For this exercise, repeat all of the material verbatim apart from its images.

-- start --

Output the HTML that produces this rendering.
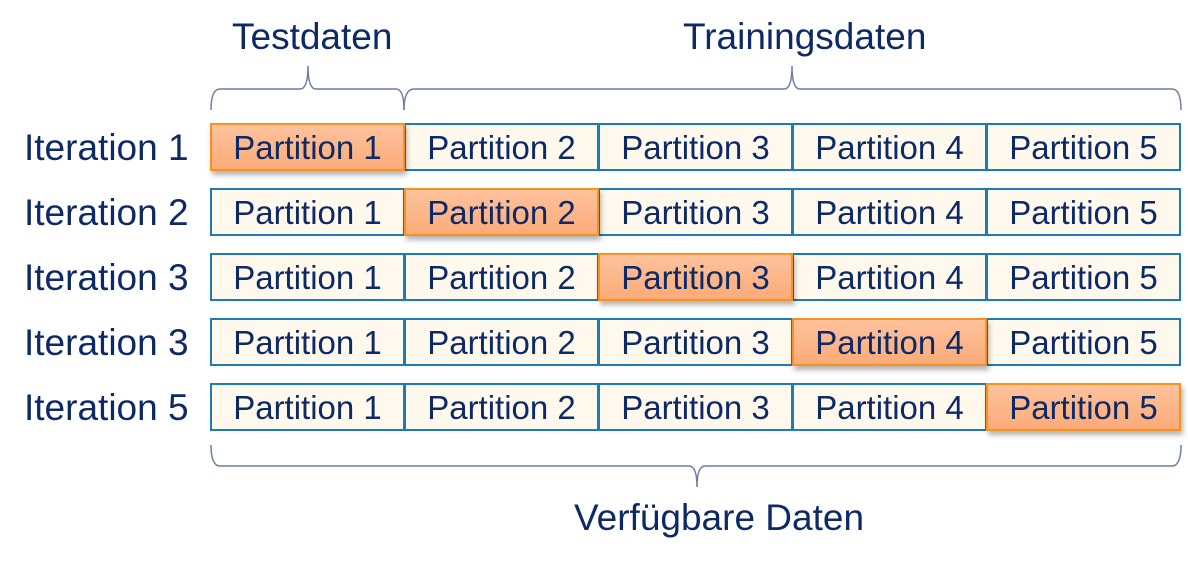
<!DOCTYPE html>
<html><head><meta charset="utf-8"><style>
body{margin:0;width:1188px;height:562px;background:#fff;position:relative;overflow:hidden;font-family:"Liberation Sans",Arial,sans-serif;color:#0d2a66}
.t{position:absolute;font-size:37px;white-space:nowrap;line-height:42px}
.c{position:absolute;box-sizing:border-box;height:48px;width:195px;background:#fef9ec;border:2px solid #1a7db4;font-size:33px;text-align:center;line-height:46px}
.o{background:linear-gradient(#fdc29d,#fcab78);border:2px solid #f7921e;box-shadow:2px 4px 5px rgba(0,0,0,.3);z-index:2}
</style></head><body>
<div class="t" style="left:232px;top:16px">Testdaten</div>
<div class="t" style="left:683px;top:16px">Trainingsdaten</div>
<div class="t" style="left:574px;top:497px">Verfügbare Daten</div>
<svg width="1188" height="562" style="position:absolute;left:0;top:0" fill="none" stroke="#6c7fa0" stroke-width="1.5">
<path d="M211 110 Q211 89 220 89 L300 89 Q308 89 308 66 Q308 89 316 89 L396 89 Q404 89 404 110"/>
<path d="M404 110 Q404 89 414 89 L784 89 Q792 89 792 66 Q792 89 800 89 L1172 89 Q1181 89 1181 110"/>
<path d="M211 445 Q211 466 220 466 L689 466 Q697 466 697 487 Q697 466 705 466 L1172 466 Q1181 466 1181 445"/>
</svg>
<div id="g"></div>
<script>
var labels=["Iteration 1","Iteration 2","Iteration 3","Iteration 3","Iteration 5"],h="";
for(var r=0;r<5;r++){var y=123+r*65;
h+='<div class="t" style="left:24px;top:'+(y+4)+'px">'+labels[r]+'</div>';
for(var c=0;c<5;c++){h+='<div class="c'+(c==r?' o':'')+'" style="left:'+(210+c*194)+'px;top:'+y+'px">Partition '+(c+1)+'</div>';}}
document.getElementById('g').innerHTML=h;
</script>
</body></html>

-- end --

▸ **Final answer**:
Output the HTML that produces this rendering.
<!DOCTYPE html>
<html><head><meta charset="utf-8"><style>
body{margin:0;width:1188px;height:562px;background:#fff;position:relative;overflow:hidden;font-family:"Liberation Sans",Arial,sans-serif;color:#0d2a66}
.t{position:absolute;font-size:37px;white-space:nowrap;line-height:42px}
.c{position:absolute;box-sizing:border-box;height:48px;width:195px;background:#fef9ec;border:2px solid #1a7db4;font-size:33px;text-align:center;line-height:46px}
.o{background:linear-gradient(#fdc29d,#fcab78);border:2px solid #f7921e;box-shadow:2px 4px 5px rgba(0,0,0,.3);z-index:2}
</style></head><body>
<div class="t" style="left:232px;top:16px">Testdaten</div>
<div class="t" style="left:683px;top:16px">Trainingsdaten</div>
<div class="t" style="left:574px;top:497px">Verfügbare Daten</div>
<svg width="1188" height="562" style="position:absolute;left:0;top:0" fill="none" stroke="#6c7fa0" stroke-width="1.5">
<path d="M211 110 Q211 89 220 89 L300 89 Q308 89 308 66 Q308 89 316 89 L396 89 Q404 89 404 110"/>
<path d="M404 110 Q404 89 414 89 L784 89 Q792 89 792 66 Q792 89 800 89 L1172 89 Q1181 89 1181 110"/>
<path d="M211 445 Q211 466 220 466 L689 466 Q697 466 697 487 Q697 466 705 466 L1172 466 Q1181 466 1181 445"/>
</svg>
<div id="g"></div>
<script>
var labels=["Iteration 1","Iteration 2","Iteration 3","Iteration 3","Iteration 5"],h="";
for(var r=0;r<5;r++){var y=123+r*65;
h+='<div class="t" style="left:24px;top:'+(y+4)+'px">'+labels[r]+'</div>';
for(var c=0;c<5;c++){h+='<div class="c'+(c==r?' o':'')+'" style="left:'+(210+c*194)+'px;top:'+y+'px">Partition '+(c+1)+'</div>';}}
document.getElementById('g').innerHTML=h;
</script>
</body></html>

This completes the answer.